To reflect the concessions of the parties.
Decision will be entered under Rule 50. 1061
Footnotes
1. All statutory references are to the Internal Revenue Code of 1954.↩
2. Our application of the "primary purpose" test as it is used herein is inherent in the legislative and judicial history of the scholarship area and exists wholly independent from any such test in respondent's regulation section 1.117-4(c), the validity of which has been questioned. See Johnson v. Bingler, 396 F.2d 258">396 F. 2d 258(C.A. 3, June 5, 1968); 1 Mertens, Law of Federal Income Taxation, sec. 7.42, pp. 106-118; and 46 Taxes 485">46 Taxes 485-493 (August 1968). Since we too have found this regulation somewhat cumbersome, we await the fulfillment of respondent's announced intention to revise his regulations under sec. 117. See Reese, supra, p. 416↩, footnote No. 6.
3. We recognize that even though ISU considers an employer-employee relationship to exist, this does not necessarily establish such a legal relationship. ↩
4. We also recognize that this factor, considered alone, is not determinative of an employer-employee relationship. See Chander P. Bhalla, 35 T.C. 13">35 T.C. 13, 17-18 (1960); and Stephen L. Zolnay, supra, at p. 398↩.
5. Petitioner contends that he held a "scholarship" rather than a "fellowship." While we agree with his contention that we should not be bound by ISU's application of that term only to undergraduate grants, we feel the distinction is immaterial in this case.

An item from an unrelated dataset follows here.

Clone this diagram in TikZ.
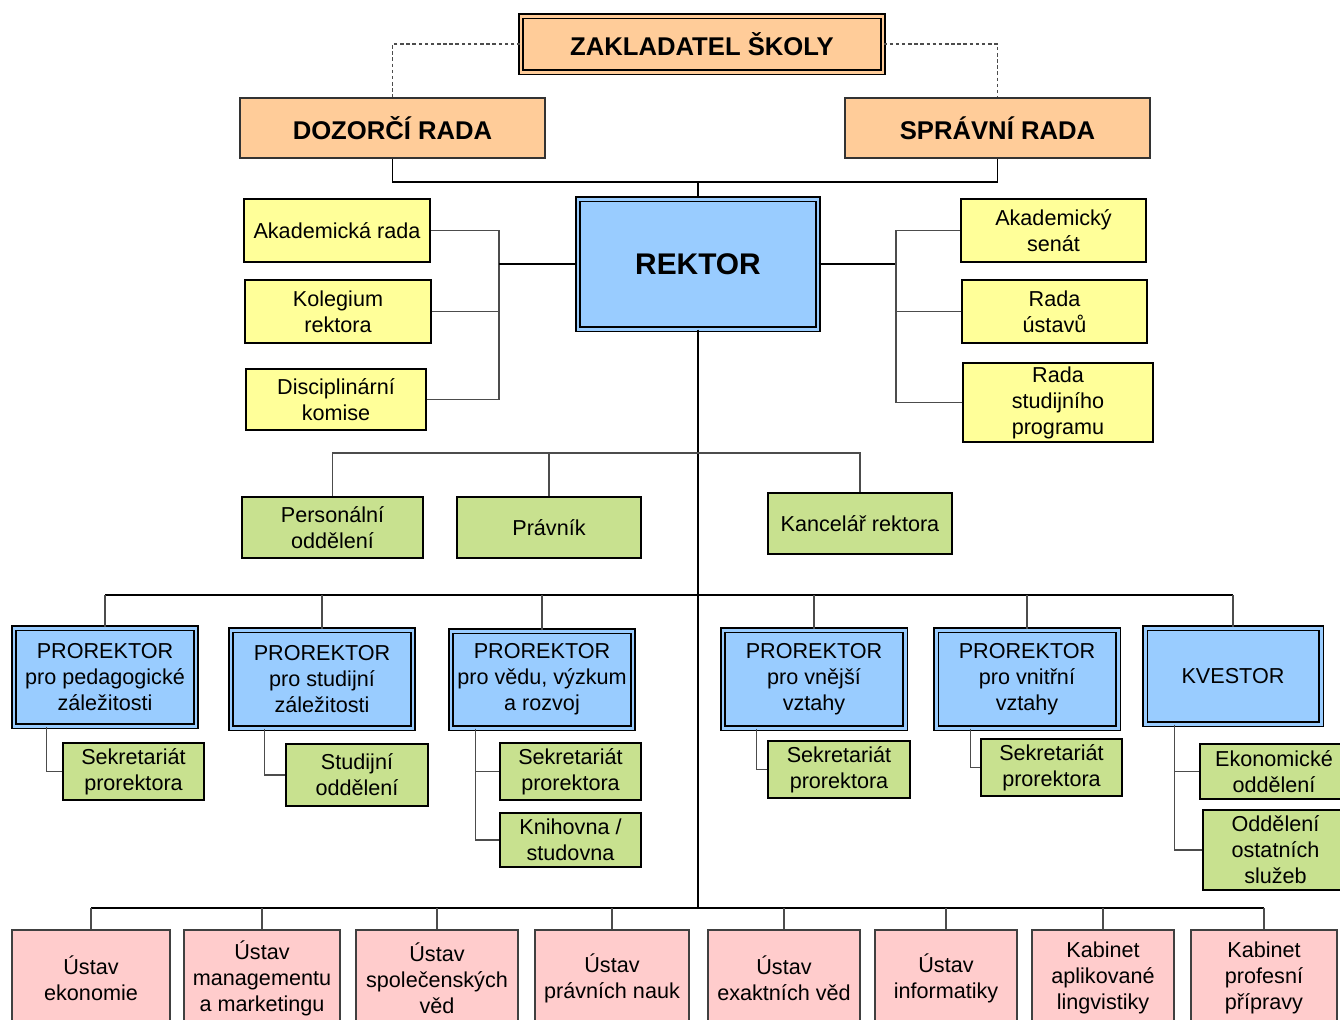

6. The general rule of section 117(a) providing for exclusion from gross income of scholarship or fellowship grants is limited by the first sentence of section 117(b) which provides that 117 (a) shall not apply to that portion of any amount received by a degree candidate which represents payment for part-time employment services required as a condition to receiving the grant. However, the last sentence of section 117 (b) is an exception to the general limitation in the first sentence of 117(b). It provides that if services are required of all candidiates for a particular degree as a condition to receiving such degree, such services shall not be considered as part-time employment for purposes of the first sentence of 117(b).